政治情勢をめぐりましては、臨時国会が10月3日に召集され、会期は12月10日までの69日間となる見通しです。岸田総理の所信表明演説では、物価高を受けた新たな総合経済対策が強調されたほか、労働政策としては、成長分野に就業するためのリスキリングなど、人への投資の拡充が注目されました。人への投資をめぐっては、今月3日の大阪労使会議でも、主要テーマとして協議しており、働く者の課題克服につなげていく議論が求められています。
加えて、経済対策だけでなく、コロナへの対応、統一教会問題、安倍元総理の国葬をめぐる説明など、課題は山積しています。来月には、物価高対策を盛り込んだ補正予算審議が始まる見込みであり、政治不信を払しょくし、国民の不安にこたえるためにも、真摯な論戦を期待したいと思います。

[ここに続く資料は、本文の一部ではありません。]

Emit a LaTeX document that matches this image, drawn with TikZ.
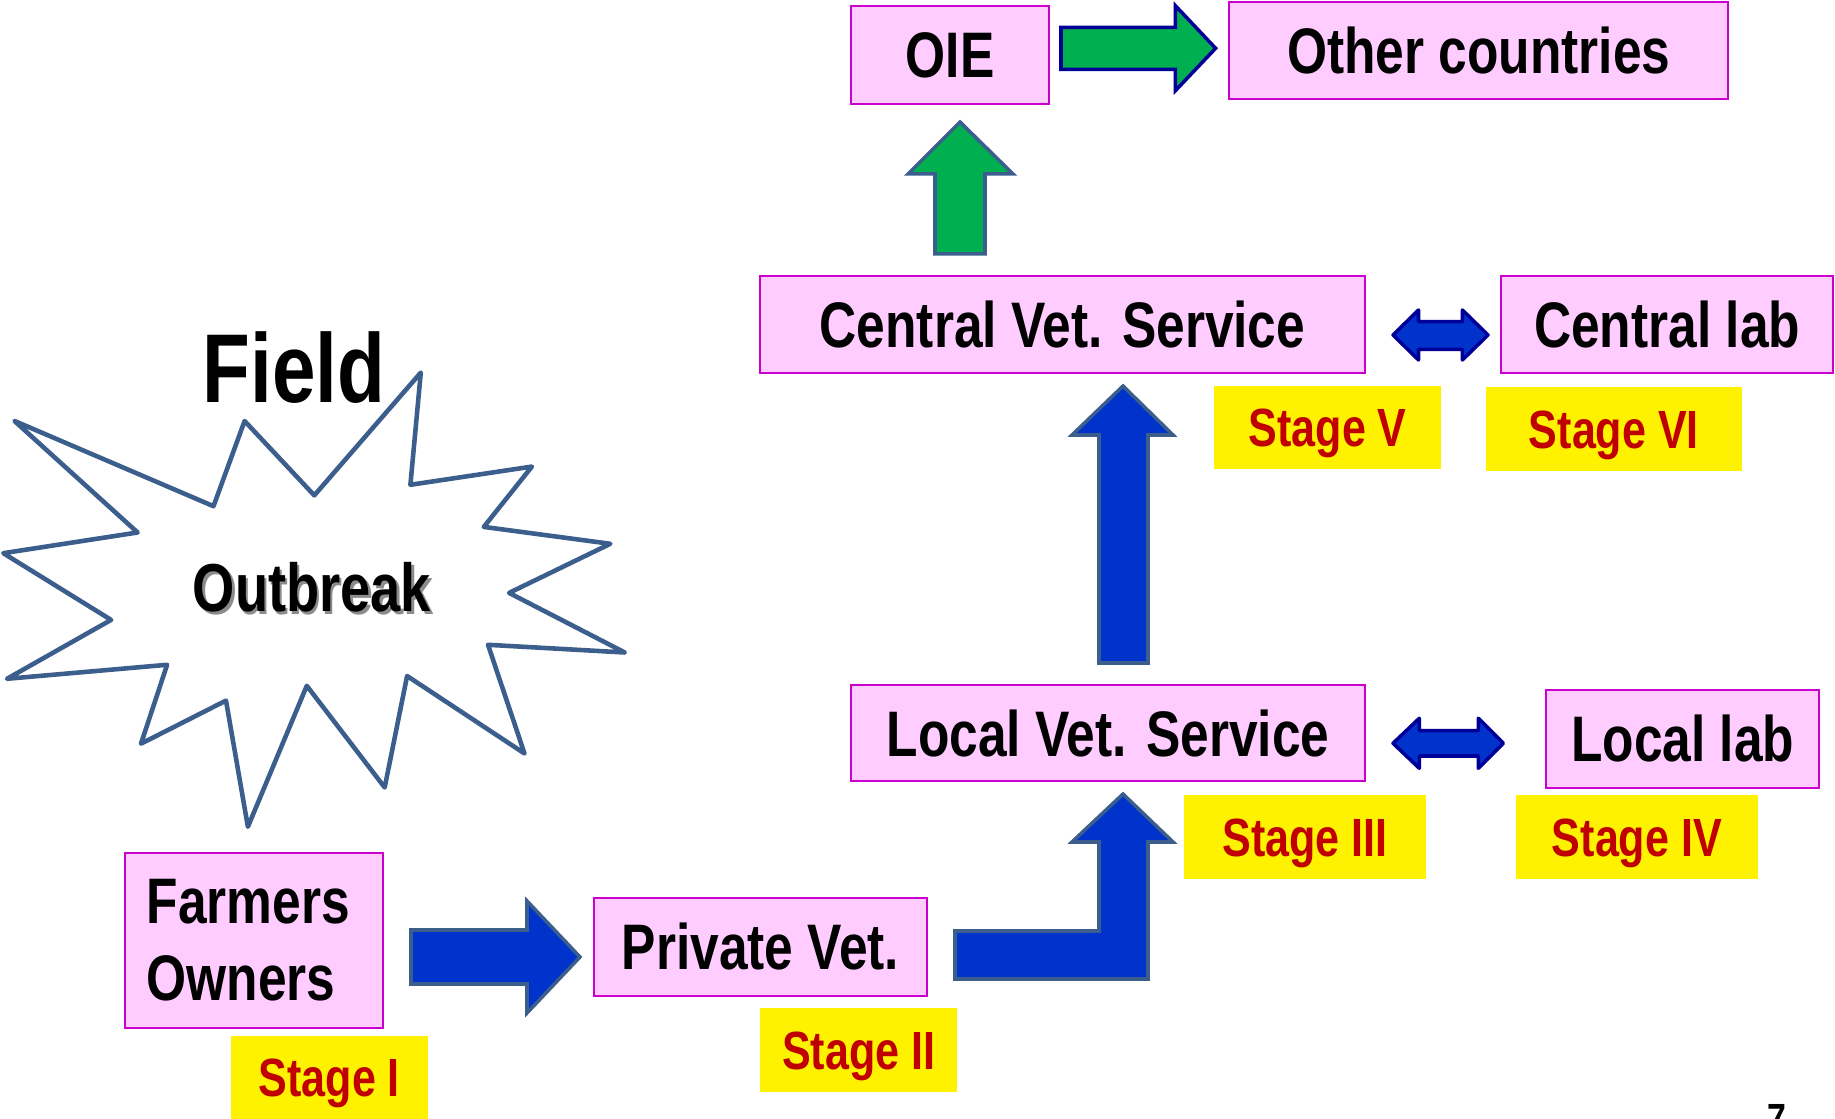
\documentclass[tikz,border=0pt]{standalone}
\usepackage{fontspec}
\setmainfont{Liberation Sans}[FakeStretch=0.8]
\definecolor{boxpink}{HTML}{FFCCFF}
\definecolor{boxedge}{HTML}{CC00CC}
\definecolor{stagered}{HTML}{C00000}
\definecolor{arrowblue}{HTML}{0033CC}
\definecolor{arrowedge}{HTML}{3B5E8C}
\definecolor{arrownavy}{HTML}{000099}
\definecolor{arrowgreen}{HTML}{00B050}

\begin{document}
\begin{tikzpicture}[x=0.01cm, y=-0.01cm,
		pinkbox/.style={draw=boxedge, fill=boxpink, line width=0.6pt, inner sep=0pt,
			font=\fontsize{18.3pt}{21.8pt}\selectfont\bfseries, text height=13.1pt, text depth=0pt},
		stagebox/.style={fill=yellow, text=stagered, inner sep=0pt, minimum height=0.835cm,
			font=\fontsize{15.3pt}{18pt}\selectfont\bfseries, text height=10.95pt, text depth=0pt},
		bluearrow/.style={fill=arrowblue, draw=arrowedge, line width=1pt},
		twoway/.style={fill=arrowblue, draw=arrownavy, line width=1pt, line join=round}]
		\useasboundingbox (0,0) rectangle (1835,1119);
		% outbreak star
		\draw[arrowedge, line width=1.3pt, line join=round, fill=white]
			(14.5,421) -- (213.5,506.2) -- (244.6,421) -- (314.3,495.4) -- (420.8,372.6)
			-- (410.4,484.8) -- (531.9,466.6) -- (483.8,526.9) -- (610.3,543.8) -- (509.1,592.9)
			-- (624.8,652.5) -- (488,644.8) -- (524.5,753.5) -- (407.1,676) -- (384.7,787.5)
			-- (306.8,685.8) -- (247.9,826.8) -- (226,700.6) -- (141,743.7) -- (167.1,664.8)
			-- (7,678.8) -- (111.1,619.9) -- (3.3,553.2) -- (137.6,532.5) -- cycle;
		\node[inner sep=0pt, font=\fontsize{27.8pt}{30pt}\selectfont\bfseries, text height=19.9pt, text depth=0pt] (field) at (294,368) {Field};
		\node[inner sep=0pt, font=\fontsize{19.3pt}{22pt}\selectfont\bfseries, text height=13.8pt, text depth=0pt] (outbreak) at (312,587.5)
			{\rlap{\hspace{0.7pt}\raisebox{-0.7pt}{\color{black!45}Outbreak}}Outbreak};
		% boxes
		\node[pinkbox, text height={}, text depth={}, align=left, text width=2.143cm, inner xsep=0.217cm, minimum height=1.753cm] (farmers) at (253.9,940.3) {Farmers\\Owners};
		\node[pinkbox, minimum width=3.323cm, minimum height=0.977cm] (private) at (760.5,946.9) {Private Vet.\hspace{0.1cm}};
		\node[pinkbox, minimum width=5.143cm, minimum height=0.965cm] (localvet) at (1108,733) {Local Vet. Service};
		\node[pinkbox, minimum width=2.733cm, minimum height=0.977cm] (locallab) at (1682.7,738.8) {Local lab};
		\node[pinkbox, minimum width=6.05cm, minimum height=0.973cm] (centralvet) at (1062.5,324.7) {Central Vet. Service\hspace{0.2cm}};
		\node[pinkbox, minimum width=3.316cm, minimum height=0.973cm] (centrallab) at (1667.2,324.7) {Central lab};
		\node[pinkbox, minimum width=1.972cm, minimum height=0.98cm] (oie) at (950,54.7) {OIE};
		\node[pinkbox, minimum width=4.987cm, minimum height=0.976cm] (others) at (1478.8,50.5) {Other countries};
		% stages
		\node[stagebox, minimum width=1.97cm] (stage1) at (329.4,1077.7) {Stage I};
		\node[stagebox, minimum width=1.973cm] (stage2) at (858.7,1050) {Stage II};
		\node[stagebox, minimum width=2.42cm] (stage3) at (1304.9,837) {Stage III};
		\node[stagebox, minimum width=2.417cm] (stage4) at (1636.9,837) {Stage IV};
		\node[stagebox, minimum width=2.267cm] (stage5) at (1327.7,427.7) {Stage V};
		\node[stagebox, minimum width=2.563cm] (stage6) at (1613.9,429) {Stage VI};
		% arrows
		\draw[bluearrow] (411,930) -- (527,930) -- (527,901) -- (580,957) -- (527,1013) -- (527,984) -- (411,984) -- cycle;
		\draw[bluearrow] (955,931) -- (1099,931) -- (1099,842) -- (1072,842) -- (1123,794) -- (1173,842) -- (1148,842) -- (1148,979) -- (955,979) -- cycle;
		\draw[bluearrow] (1099,663) -- (1099,435) -- (1072,435) -- (1123,386) -- (1173,435) -- (1148,435) -- (1148,663) -- cycle;
		\draw[fill=arrowgreen, draw=arrowedge, line width=1pt] (935,254) -- (935,174) -- (908,174) -- (960,122) -- (1013,174) -- (985,174) -- (985,254) -- cycle;
		\draw[fill=arrowgreen, draw=arrownavy, line width=1pt] (1061,27.3) -- (1175.4,27.3) -- (1175.4,5.7) -- (1215.6,48.3) -- (1175.4,90.7) -- (1175.4,69.3) -- (1061,69.3) -- cycle;
		\draw[twoway] (1393,335) -- (1418.5,310) -- (1418.5,321.7) -- (1462.4,321.7) -- (1462.4,310) -- (1488,335)
			-- (1462.4,360) -- (1462.4,349.3) -- (1418.5,349.3) -- (1418.5,360) -- cycle;
		\draw[twoway] (1393,743.3) -- (1419.3,718.3) -- (1419.3,730.7) -- (1478.3,730.7) -- (1478.3,718.3) -- (1503.3,743.3)
			-- (1478.3,768.3) -- (1478.3,756) -- (1419.3,756) -- (1419.3,768.3) -- cycle;
		\node[inner sep=0pt, anchor=base, font=\fontsize{12pt}{14pt}\selectfont\bfseries] (page) at (1776.5,1134) {7};
\end{tikzpicture}
\end{document}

そして、大阪です。来春の統一地方選、トリプル選に向けた動きが活発化しつつあり、維新は、大阪市長選予備選挙の実施に向けて、5人の候補を発表し、12月にも公認が決定する見通しです。2025年の大阪・関西万博を見すえ、持続可能な地域づくりが大きな課題となる中、まさに大阪の未来を左右する重要な闘いであり、この間の教訓を活かし、組織一丸となって体制づくりを急がなくてなりません。
最後になりますが、今回が、33年度最後の執行委員会となります。1年にわたり多大なる協力をいただきましたことを、あらためて感謝申し上げ、挨拶にかえさせていただきます。